[Given information start]

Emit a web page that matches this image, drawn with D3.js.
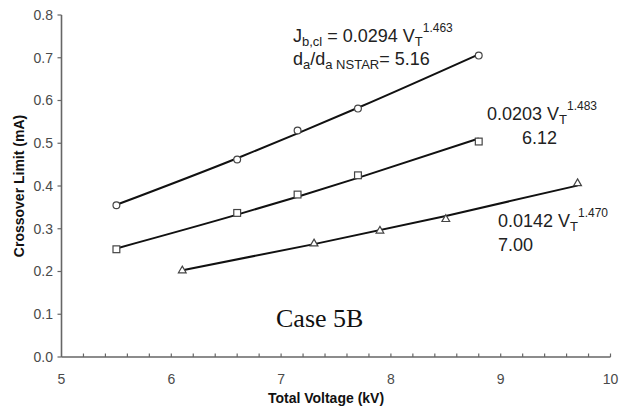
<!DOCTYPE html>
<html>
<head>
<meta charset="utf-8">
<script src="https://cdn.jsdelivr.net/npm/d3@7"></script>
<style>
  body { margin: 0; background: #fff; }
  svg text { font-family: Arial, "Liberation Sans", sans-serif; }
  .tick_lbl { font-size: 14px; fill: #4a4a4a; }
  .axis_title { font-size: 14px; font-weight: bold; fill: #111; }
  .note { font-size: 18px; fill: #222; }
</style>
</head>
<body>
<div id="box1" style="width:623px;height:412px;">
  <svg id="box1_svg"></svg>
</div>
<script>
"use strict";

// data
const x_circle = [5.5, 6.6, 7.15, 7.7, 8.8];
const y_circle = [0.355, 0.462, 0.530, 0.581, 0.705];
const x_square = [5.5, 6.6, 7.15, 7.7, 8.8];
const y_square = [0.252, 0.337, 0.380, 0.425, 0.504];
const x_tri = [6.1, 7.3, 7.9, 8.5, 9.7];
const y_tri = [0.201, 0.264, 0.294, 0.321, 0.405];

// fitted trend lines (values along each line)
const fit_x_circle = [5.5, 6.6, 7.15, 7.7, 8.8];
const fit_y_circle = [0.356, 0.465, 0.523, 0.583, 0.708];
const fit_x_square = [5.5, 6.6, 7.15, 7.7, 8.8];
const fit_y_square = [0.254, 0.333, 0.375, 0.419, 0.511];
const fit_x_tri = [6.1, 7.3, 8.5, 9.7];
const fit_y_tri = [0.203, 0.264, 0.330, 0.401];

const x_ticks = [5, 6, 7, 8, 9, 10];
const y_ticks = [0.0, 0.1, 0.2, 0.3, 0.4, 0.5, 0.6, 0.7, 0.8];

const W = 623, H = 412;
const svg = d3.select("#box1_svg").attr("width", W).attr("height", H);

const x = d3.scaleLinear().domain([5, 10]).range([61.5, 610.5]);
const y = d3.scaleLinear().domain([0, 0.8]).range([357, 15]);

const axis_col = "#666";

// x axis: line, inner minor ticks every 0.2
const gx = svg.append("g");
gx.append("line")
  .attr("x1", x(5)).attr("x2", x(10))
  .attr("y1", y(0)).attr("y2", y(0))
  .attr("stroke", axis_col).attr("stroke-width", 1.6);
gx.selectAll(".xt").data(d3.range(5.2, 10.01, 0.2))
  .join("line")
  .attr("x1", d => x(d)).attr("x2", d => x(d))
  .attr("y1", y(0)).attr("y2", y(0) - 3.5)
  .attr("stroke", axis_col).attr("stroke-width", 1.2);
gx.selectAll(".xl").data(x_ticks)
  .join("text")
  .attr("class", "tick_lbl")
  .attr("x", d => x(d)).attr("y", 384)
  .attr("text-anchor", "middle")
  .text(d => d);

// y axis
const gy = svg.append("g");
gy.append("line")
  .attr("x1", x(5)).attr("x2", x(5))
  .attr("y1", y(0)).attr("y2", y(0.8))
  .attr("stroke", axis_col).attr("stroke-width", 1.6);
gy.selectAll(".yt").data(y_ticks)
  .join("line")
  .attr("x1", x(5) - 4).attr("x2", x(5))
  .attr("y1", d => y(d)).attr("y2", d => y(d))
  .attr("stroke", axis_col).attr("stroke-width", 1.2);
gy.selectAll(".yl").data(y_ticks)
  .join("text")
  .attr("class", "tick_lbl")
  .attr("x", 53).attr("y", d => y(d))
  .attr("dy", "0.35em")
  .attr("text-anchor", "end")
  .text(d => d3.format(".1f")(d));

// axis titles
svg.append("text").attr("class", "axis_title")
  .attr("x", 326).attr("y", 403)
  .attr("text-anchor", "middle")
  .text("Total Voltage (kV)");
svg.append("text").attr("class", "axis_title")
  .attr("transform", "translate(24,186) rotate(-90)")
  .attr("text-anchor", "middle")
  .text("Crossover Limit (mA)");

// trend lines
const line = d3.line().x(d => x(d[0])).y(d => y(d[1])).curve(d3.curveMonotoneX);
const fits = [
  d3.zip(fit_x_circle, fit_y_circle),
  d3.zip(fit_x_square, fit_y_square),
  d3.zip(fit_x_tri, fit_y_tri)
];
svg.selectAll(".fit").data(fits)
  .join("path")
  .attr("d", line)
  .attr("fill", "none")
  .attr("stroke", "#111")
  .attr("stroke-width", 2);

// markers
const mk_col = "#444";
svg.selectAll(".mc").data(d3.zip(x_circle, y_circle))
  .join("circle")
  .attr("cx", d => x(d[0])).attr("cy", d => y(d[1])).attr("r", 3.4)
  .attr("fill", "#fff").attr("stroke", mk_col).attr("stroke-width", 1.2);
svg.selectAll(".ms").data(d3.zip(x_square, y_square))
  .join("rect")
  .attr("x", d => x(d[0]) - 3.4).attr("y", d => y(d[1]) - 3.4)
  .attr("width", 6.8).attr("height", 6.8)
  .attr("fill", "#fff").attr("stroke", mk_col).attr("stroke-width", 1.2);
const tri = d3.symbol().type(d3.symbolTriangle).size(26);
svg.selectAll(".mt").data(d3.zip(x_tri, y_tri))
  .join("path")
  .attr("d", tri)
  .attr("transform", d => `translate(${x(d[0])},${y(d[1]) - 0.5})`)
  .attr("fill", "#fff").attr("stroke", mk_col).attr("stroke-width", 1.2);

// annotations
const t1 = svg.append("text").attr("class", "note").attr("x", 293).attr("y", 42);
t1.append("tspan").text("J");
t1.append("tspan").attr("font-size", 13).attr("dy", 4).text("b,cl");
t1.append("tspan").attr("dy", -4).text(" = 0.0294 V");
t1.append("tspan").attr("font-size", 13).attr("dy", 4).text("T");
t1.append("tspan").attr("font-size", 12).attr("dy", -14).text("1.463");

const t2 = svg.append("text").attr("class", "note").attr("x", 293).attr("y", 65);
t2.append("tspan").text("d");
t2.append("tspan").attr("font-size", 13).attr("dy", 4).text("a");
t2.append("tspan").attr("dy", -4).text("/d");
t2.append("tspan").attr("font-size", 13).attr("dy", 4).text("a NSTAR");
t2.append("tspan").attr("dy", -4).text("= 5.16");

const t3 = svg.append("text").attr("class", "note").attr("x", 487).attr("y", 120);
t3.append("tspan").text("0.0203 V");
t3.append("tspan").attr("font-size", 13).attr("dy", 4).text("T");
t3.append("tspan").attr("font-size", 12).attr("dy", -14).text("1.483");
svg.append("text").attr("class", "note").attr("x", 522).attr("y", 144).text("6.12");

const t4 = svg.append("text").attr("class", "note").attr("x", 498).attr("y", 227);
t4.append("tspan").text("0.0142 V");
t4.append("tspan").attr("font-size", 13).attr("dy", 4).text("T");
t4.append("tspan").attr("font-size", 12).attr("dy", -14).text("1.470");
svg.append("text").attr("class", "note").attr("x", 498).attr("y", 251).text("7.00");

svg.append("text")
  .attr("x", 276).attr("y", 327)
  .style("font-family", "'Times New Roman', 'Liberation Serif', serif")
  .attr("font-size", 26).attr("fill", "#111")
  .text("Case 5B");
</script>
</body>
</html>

[Given information end]

**Problem details**
Leave out the pictures and output the rest of the material exactly as written.

**Task result**
Emit a web page that matches this image, drawn with D3.js.
<!DOCTYPE html>
<html>
<head>
<meta charset="utf-8">
<script src="https://cdn.jsdelivr.net/npm/d3@7"></script>
<style>
  body { margin: 0; background: #fff; }
  svg text { font-family: Arial, "Liberation Sans", sans-serif; }
  .tick_lbl { font-size: 14px; fill: #4a4a4a; }
  .axis_title { font-size: 14px; font-weight: bold; fill: #111; }
  .note { font-size: 18px; fill: #222; }
</style>
</head>
<body>
<div id="box1" style="width:623px;height:412px;">
  <svg id="box1_svg"></svg>
</div>
<script>
"use strict";

// data
const x_circle = [5.5, 6.6, 7.15, 7.7, 8.8];
const y_circle = [0.355, 0.462, 0.530, 0.581, 0.705];
const x_square = [5.5, 6.6, 7.15, 7.7, 8.8];
const y_square = [0.252, 0.337, 0.380, 0.425, 0.504];
const x_tri = [6.1, 7.3, 7.9, 8.5, 9.7];
const y_tri = [0.201, 0.264, 0.294, 0.321, 0.405];

// fitted trend lines (values along each line)
const fit_x_circle = [5.5, 6.6, 7.15, 7.7, 8.8];
const fit_y_circle = [0.356, 0.465, 0.523, 0.583, 0.708];
const fit_x_square = [5.5, 6.6, 7.15, 7.7, 8.8];
const fit_y_square = [0.254, 0.333, 0.375, 0.419, 0.511];
const fit_x_tri = [6.1, 7.3, 8.5, 9.7];
const fit_y_tri = [0.203, 0.264, 0.330, 0.401];

const x_ticks = [5, 6, 7, 8, 9, 10];
const y_ticks = [0.0, 0.1, 0.2, 0.3, 0.4, 0.5, 0.6, 0.7, 0.8];

const W = 623, H = 412;
const svg = d3.select("#box1_svg").attr("width", W).attr("height", H);

const x = d3.scaleLinear().domain([5, 10]).range([61.5, 610.5]);
const y = d3.scaleLinear().domain([0, 0.8]).range([357, 15]);

const axis_col = "#666";

// x axis: line, inner minor ticks every 0.2
const gx = svg.append("g");
gx.append("line")
  .attr("x1", x(5)).attr("x2", x(10))
  .attr("y1", y(0)).attr("y2", y(0))
  .attr("stroke", axis_col).attr("stroke-width", 1.6);
gx.selectAll(".xt").data(d3.range(5.2, 10.01, 0.2))
  .join("line")
  .attr("x1", d => x(d)).attr("x2", d => x(d))
  .attr("y1", y(0)).attr("y2", y(0) - 3.5)
  .attr("stroke", axis_col).attr("stroke-width", 1.2);
gx.selectAll(".xl").data(x_ticks)
  .join("text")
  .attr("class", "tick_lbl")
  .attr("x", d => x(d)).attr("y", 384)
  .attr("text-anchor", "middle")
  .text(d => d);

// y axis
const gy = svg.append("g");
gy.append("line")
  .attr("x1", x(5)).attr("x2", x(5))
  .attr("y1", y(0)).attr("y2", y(0.8))
  .attr("stroke", axis_col).attr("stroke-width", 1.6);
gy.selectAll(".yt").data(y_ticks)
  .join("line")
  .attr("x1", x(5) - 4).attr("x2", x(5))
  .attr("y1", d => y(d)).attr("y2", d => y(d))
  .attr("stroke", axis_col).attr("stroke-width", 1.2);
gy.selectAll(".yl").data(y_ticks)
  .join("text")
  .attr("class", "tick_lbl")
  .attr("x", 53).attr("y", d => y(d))
  .attr("dy", "0.35em")
  .attr("text-anchor", "end")
  .text(d => d3.format(".1f")(d));

// axis titles
svg.append("text").attr("class", "axis_title")
  .attr("x", 326).attr("y", 403)
  .attr("text-anchor", "middle")
  .text("Total Voltage (kV)");
svg.append("text").attr("class", "axis_title")
  .attr("transform", "translate(24,186) rotate(-90)")
  .attr("text-anchor", "middle")
  .text("Crossover Limit (mA)");

// trend lines
const line = d3.line().x(d => x(d[0])).y(d => y(d[1])).curve(d3.curveMonotoneX);
const fits = [
  d3.zip(fit_x_circle, fit_y_circle),
  d3.zip(fit_x_square, fit_y_square),
  d3.zip(fit_x_tri, fit_y_tri)
];
svg.selectAll(".fit").data(fits)
  .join("path")
  .attr("d", line)
  .attr("fill", "none")
  .attr("stroke", "#111")
  .attr("stroke-width", 2);

// markers
const mk_col = "#444";
svg.selectAll(".mc").data(d3.zip(x_circle, y_circle))
  .join("circle")
  .attr("cx", d => x(d[0])).attr("cy", d => y(d[1])).attr("r", 3.4)
  .attr("fill", "#fff").attr("stroke", mk_col).attr("stroke-width", 1.2);
svg.selectAll(".ms").data(d3.zip(x_square, y_square))
  .join("rect")
  .attr("x", d => x(d[0]) - 3.4).attr("y", d => y(d[1]) - 3.4)
  .attr("width", 6.8).attr("height", 6.8)
  .attr("fill", "#fff").attr("stroke", mk_col).attr("stroke-width", 1.2);
const tri = d3.symbol().type(d3.symbolTriangle).size(26);
svg.selectAll(".mt").data(d3.zip(x_tri, y_tri))
  .join("path")
  .attr("d", tri)
  .attr("transform", d => `translate(${x(d[0])},${y(d[1]) - 0.5})`)
  .attr("fill", "#fff").attr("stroke", mk_col).attr("stroke-width", 1.2);

// annotations
const t1 = svg.append("text").attr("class", "note").attr("x", 293).attr("y", 42);
t1.append("tspan").text("J");
t1.append("tspan").attr("font-size", 13).attr("dy", 4).text("b,cl");
t1.append("tspan").attr("dy", -4).text(" = 0.0294 V");
t1.append("tspan").attr("font-size", 13).attr("dy", 4).text("T");
t1.append("tspan").attr("font-size", 12).attr("dy", -14).text("1.463");

const t2 = svg.append("text").attr("class", "note").attr("x", 293).attr("y", 65);
t2.append("tspan").text("d");
t2.append("tspan").attr("font-size", 13).attr("dy", 4).text("a");
t2.append("tspan").attr("dy", -4).text("/d");
t2.append("tspan").attr("font-size", 13).attr("dy", 4).text("a NSTAR");
t2.append("tspan").attr("dy", -4).text("= 5.16");

const t3 = svg.append("text").attr("class", "note").attr("x", 487).attr("y", 120);
t3.append("tspan").text("0.0203 V");
t3.append("tspan").attr("font-size", 13).attr("dy", 4).text("T");
t3.append("tspan").attr("font-size", 12).attr("dy", -14).text("1.483");
svg.append("text").attr("class", "note").attr("x", 522).attr("y", 144).text("6.12");

const t4 = svg.append("text").attr("class", "note").attr("x", 498).attr("y", 227);
t4.append("tspan").text("0.0142 V");
t4.append("tspan").attr("font-size", 13).attr("dy", 4).text("T");
t4.append("tspan").attr("font-size", 12).attr("dy", -14).text("1.470");
svg.append("text").attr("class", "note").attr("x", 498).attr("y", 251).text("7.00");

svg.append("text")
  .attr("x", 276).attr("y", 327)
  .style("font-family", "'Times New Roman', 'Liberation Serif', serif")
  .attr("font-size", 26).attr("fill", "#111")
  .text("Case 5B");
</script>
</body>
</html>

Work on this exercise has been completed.